|Wife:||Magdalena (Lena) Koopman (nee Swarts)|
|Had 10 children:||Johannes Koopman - deceased
Gert Koopman - deceased
Petorius Koopman - deceased
Rachel Koopman - living
Lena Koopman - living
Lydia (Lea) Koopman - living
Marie Appollis (nee Koopman) - living
Elizabeth Koopman - deceased
Andries Koopman - living
Martinus Koopman - deceased
|Magdalena Koopman (nee Swarts) came from Nieuwoudtsville. According to family history she was given to a white family to look after their children. Magdelena was still very much a child herself at the time. She learned to read and write by watching the children as they practiced their writing skills in the sand.|
Extract from Andries Koopman interview:
“I was born in Oukloof into a family of 10 children where I am the second youngest.
My father was originally from Calvinia and my mother is from Nieuwoudtsville. My mother came to work for Jewish people and my father was also working around this area. They got married and lived in Malmesbury before moving to Riebeek West. A senior of the Old Apostolic Church asked my father to establish a church in Riebeek West. Once the congregation was running, we moved to Riebeek Kasteel with the same purpose.
As far as I know, my father built our house in Oukloof. We were the third house from the top. There were big blue-gum trees at the end of our street. Our house was made from stone and clay bricks. It was very spacious with five rooms. The lounge was big enough to hold our church services on Sundays. The boys stayed in an outside room that was built next to the main house. My parents had a room and the girls had a room. All the rooms were very spacious. The ceiling was made from reeds and there was even an attic to store some of our stuff. The house was comfortable for that time.

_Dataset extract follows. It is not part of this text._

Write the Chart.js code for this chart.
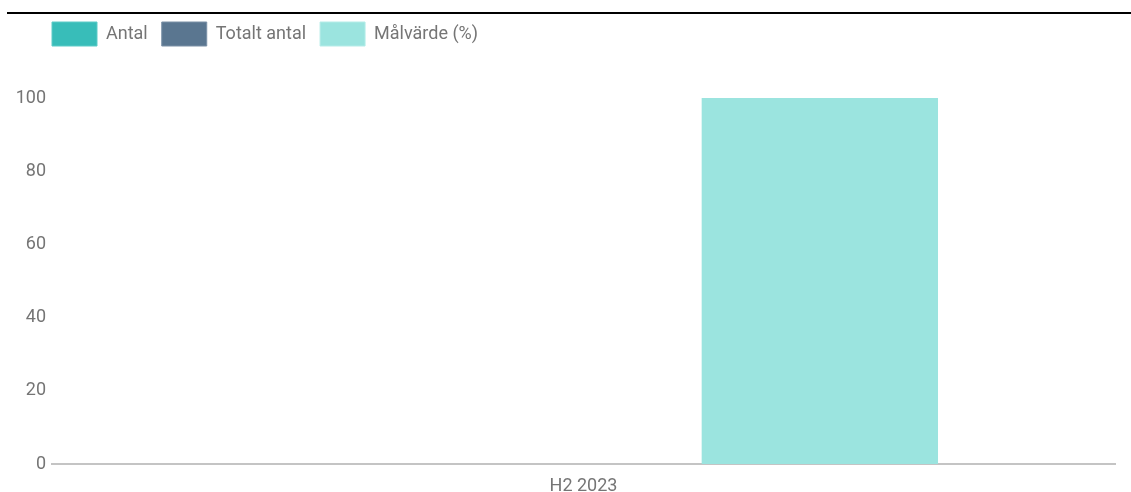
<!DOCTYPE html>
<html>
<head>
<meta charset="utf-8">
<script src="https://cdn.jsdelivr.net/npm/chart.js@4.4.1/dist/chart.umd.min.js"></script>
<style>
  html, body { margin: 0; padding: 0; background: #fff; }
  #wrap { position: relative; width: 1131px; height: 492px; }
  #topline { position: absolute; left: 7px; right: 0; top: 12px; height: 2px; background: #000; }
  #c { position: absolute; left: 0; top: 0; }
</style>
</head>
<body>
<div id="wrap">
  <div id="topline"></div>
  <canvas id="c" width="1131" height="492"></canvas>
</div>
<script>
const categories = ['H2 2023'];
const antal = [0];
const totaltAntal = [0];
const malvarde = [100];
const yTickStep = 20;
const yMax = 100;

Chart.defaults.font.family = 'Roboto';
Chart.defaults.font.size = 18;
Chart.defaults.color = '#757575';

const legendSpacer = {
  id: 'legendSpacer',
  beforeInit(chart) {
    const fit = chart.legend.fit;
    chart.legend.fit = function () {
      fit.call(this);
      this.height = 90;
    };
  },
  afterLayout(chart) {
    const lg = chart.legend;
    const shift = 52 - 14 - lg.left;
    lg.left += shift;
    lg.right += shift;
  }
};

new Chart(document.getElementById('c'), {
  type: 'bar',
  data: {
    labels: categories,
    datasets: [
      { label: 'Antal', data: antal, backgroundColor: '#38bdb9', borderColor: '#5ccbc7', borderWidth: 0 },
      { label: 'Totalt antal', data: totaltAntal, backgroundColor: '#5a7690', borderColor: '#7a90a6', borderWidth: 0 },
      { label: 'Målvärde (%)', data: malvarde, backgroundColor: '#9be4df', borderColor: '#b5ece8', borderWidth: 0 }
    ]
  },
  options: {
    responsive: false,
    animation: false,
    events: [],
    layout: { padding: { top: 8, left: 14, right: 16, bottom: 0 } },
    datasets: { bar: { categoryPercentage: 0.667, barPercentage: 1.0 } },
    plugins: {
      legend: {
        display: true,
        position: 'top',
        align: 'start',
        labels: {
          boxWidth: 45,
          boxHeight: 24,
          padding: 14,
          color: '#757575',
          font: { size: 18 },
          generateLabels(chart) {
            return chart.data.datasets.map((ds, i) => ({
              text: ds.label,
              fillStyle: ds.backgroundColor,
              strokeStyle: ds.borderColor,
              lineWidth: 1,
              fontColor: '#757575',
              hidden: false,
              datasetIndex: i
            }));
          }
        }
      },
      tooltip: { enabled: false }
    },
    scales: {
      x: {
        grid: { display: false },
        border: { display: true, color: '#c4c4c4', width: 2 },
        ticks: { color: '#757575', font: { size: 18 }, padding: 4 },
        afterFit(scale) { scale.height = 28; }
      },
      y: {
        min: 0,
        max: yMax,
        grid: { display: false, drawTicks: false },
        border: { display: false },
        ticks: { stepSize: yTickStep, color: '#757575', font: { size: 18 }, padding: 6 },
        afterFit(scale) { scale.width = 38; }
      }
    }
  },
  plugins: [legendSpacer]
});
</script>
</body>
</html>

Our yard was big enough to keep animals. We had pigs, goats and chickens. I still have a mark above my eye from when a goat kicked me. We just didn’t have the comfort of water inside the house or on the property. There were taps in certain areas where we collected water. It was actually a better existence that what we have here now because we had space. Okay there were no tarred roads or electricity but that also only came much later in Esterhof.
The Old Apostolic Church held its services in our house and the congregation in Oukloof was made up of three households. It wasn’t easy starting a new church in Oukloof because the land and area belonged to the Dutch Reformed Church. I remember one day while all the men were at work, Dominee Venter from the Mission Church came to see my mother and our neighbour. He told them that there wasn’t place for another church in Oukloof and we should rather think about joining the Dutch Reformed Mission Church. They defended themselves and put forward their case.
In the Oukloof everybody knew each other and because it was such a close community, if somebody talked in the dark, you didn’t need to see him to know who it was from the sound of his voice. Also if he laughed. If he coughed, you would know who it was.
It was mostly farm workers and some artisans who lived in Oukloof. I can’t remember any professionals, like the teachers living there. The teachers who taught at the Mission Church School were white and came from Malmesbury and Wellington. They stayed in the white area of Riebeek Kasteel.
Most of the families were big households, not like today with two or three children. Back then families had 10, 12, sometimes 17 children in the house.
Even though I was an Old Apostolic, I went to school at the Dutch Reformed Mission Church. When I was in standard one we moved back to Riebeek West. It was just before the forced removals.
What happened in Oukloof is almost like it happened yesterday. Even though we went to live in Riebeek West, we still came to visit people in Oukloof regularly.
In 1965 when the forced removals took place, I was already an adult working in Cape Town.
The Ouklowers were broken when they moved from Oukloof. It wasn’t just the houses that the white people broke down. They broke the people’s spirits as well. The money they earned was not a lot but from the livestock they had, it made them proud income earners. All of that was taken away. It really put them back. The little bit of opportunity they had in Oukloof was taken away and they had to start from the bottom again.”